Nessa toada, necessário se faz reproduzir integralmente os

tópicos do informativo nº 526 do STF referentes à matéria em estudo, veja-se:

“Ministério Público e Investigação Criminal - 1

A Turma negou provimento a recurso extraordinário, em que se sustentava invasão das atribuições da polícia judiciária pelo Ministério Público Federal, porque este estaria presidindo investigação criminal, e ilegalidade da quebra do sigilo de dados do recorrente. Na espécie, o recorrente tivera seu sigilo bancário e fiscal quebrado para confrontação de dados da CPMF com a declaração de imposto de renda, com o intuito de se apurar possível sonegação fiscal.
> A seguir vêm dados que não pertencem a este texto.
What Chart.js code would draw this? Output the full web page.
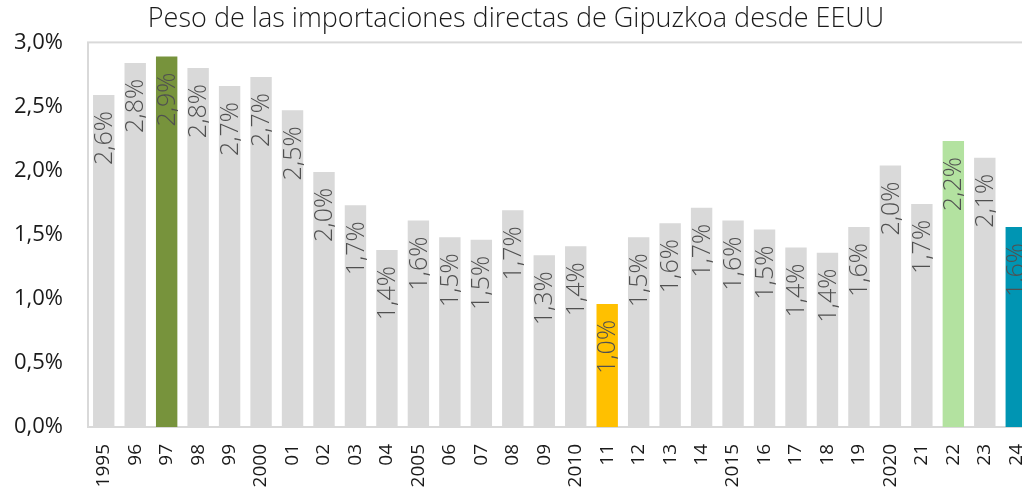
<!DOCTYPE html>
<html>
<head>
<meta charset="utf-8">
<script src="https://cdn.jsdelivr.net/npm/chart.js@4.4.1/dist/chart.umd.min.js"></script>
<style>
  html, body { margin: 0; padding: 0; background: #fff; overflow: hidden; }
</style>
</head>
<body>
<canvas id="chart" width="1032" height="488"></canvas>
<script>
// Años (eje X) y peso de las importaciones desde EEUU (%)
const years = ['1995', '96', '97', '98', '99', '2000', '01', '02', '03', '04',
               '2005', '06', '07', '08', '09', '2010', '11', '12', '13', '14',
               '2015', '16', '17', '18', '19', '2020', '21', '22', '23', '24'];
const shares = [2.59, 2.84, 2.89, 2.80, 2.66, 2.73, 2.47, 1.99, 1.73, 1.38,
                1.61, 1.48, 1.46, 1.69, 1.34, 1.41, 0.96, 1.48, 1.59, 1.71,
                1.61, 1.54, 1.40, 1.36, 1.56, 2.04, 1.74, 2.23, 2.10, 1.56];
const yTicks = [0, 0.5, 1.0, 1.5, 2.0, 2.5, 3.0];

// colores destacados
const highlight = { '97': '#77933c', '11': '#ffc000', '22': '#b3e2a0', '24': '#0095b3' };
const barColors = years.map(y => highlight[y] || '#d9d9d9');

const fmt = (v, d) => v.toFixed(d).replace('.', ',') + '%';

// etiquetas verticales dentro de las barras
const barLabels = {
    id: 'barLabels',
    afterDatasetsDraw(chart) {
        const ctx = chart.ctx;
        const meta = chart.getDatasetMeta(0);
        ctx.save();
        ctx.font = '300 25px "Open Sans"';
        ctx.fillStyle = '#505050';
        ctx.textAlign = 'right';
        ctx.textBaseline = 'middle';
        meta.data.forEach((bar, i) => {
            ctx.save();
            ctx.translate(bar.x + 1, bar.y + 16);
            ctx.rotate(-Math.PI / 2);
            ctx.fillText(fmt(shares[i], 1), 0, 0);
            ctx.restore();
        });
        ctx.restore();
    }
};

// marco del área de trazado
const frame = {
    id: 'frame',
    beforeDatasetsDraw(chart) {
        const { ctx, chartArea: a } = chart;
        ctx.save();
        ctx.strokeStyle = '#d9d9d9';
        ctx.lineWidth = 2;
        ctx.strokeRect(a.left, a.top, a.right - a.left, a.bottom - a.top);
        ctx.restore();
    }
};

new Chart(document.getElementById('chart'), {
    type: 'bar',
    data: {
        labels: years,
        datasets: [{
            data: shares,
            backgroundColor: barColors,
            borderWidth: 0,
            barPercentage: 0.68,
            categoryPercentage: 1.0
        }]
    },
    options: {
        responsive: false,
        animation: false,
        layout: { padding: 0 },
        plugins: {
            legend: { display: false },
            tooltip: { enabled: false },
            title: {
                display: true,
                text: 'Peso de las importaciones directas de Gipuzkoa desde EEUU',
                color: '#1a1a1a',
                font: { family: 'Open Sans', size: 27, weight: '300' },
                padding: { top: 3, bottom: 7 }
            }
        },
        scales: {
            x: {
                grid: { display: false },
                border: { display: false },
                ticks: {
                    color: '#1a1a1a',
                    font: { family: 'Open Sans', size: 19 },
                    minRotation: 90,
                    maxRotation: 90,
                    autoSkip: false,
                    padding: 9
                },
                afterFit(scale) {
                    scale.height = 61;
                    scale.paddingLeft = 0;
                    scale.paddingRight = 0;
                }
            },
            y: {
                min: 0,
                max: 3,
                afterBuildTicks(scale) { scale.ticks = yTicks.map(v => ({ value: v })); },
                grid: { display: false },
                border: { display: false },
                ticks: {
                    color: '#1a1a1a',
                    font: { family: 'Open Sans', size: 22 },
                    padding: 17,
                    callback: v => fmt(v, 1)
                },
                afterFit(scale) { scale.width = 88; }
            }
        }
    },
    plugins: [frame, barLabels]
});
</script>
</body>
</html>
Quanto à questão relativa à possibilidade de o parquet promover procedimento administrativo de cunho investigatório e à eventual violação da norma contida no art. 144, § 1º, I e IV, da CF, considerou-se irrelevante o debate. Asseverou-se que houvera a devida instauração de inquérito policial para averiguar fatos relacionados às movimentações de significativas somas pecuniárias em contas bancárias, bem como que o Ministério Público requerera, a título de tutela cautelar inominada, ao juízo competente, a concessão de provimento jurisdicional que afastasse o sigilo dos dados bancários do recorrente. RE 535478/SC, rel. Min. Ellen Gracie, 28.10.2008. (RE-535478).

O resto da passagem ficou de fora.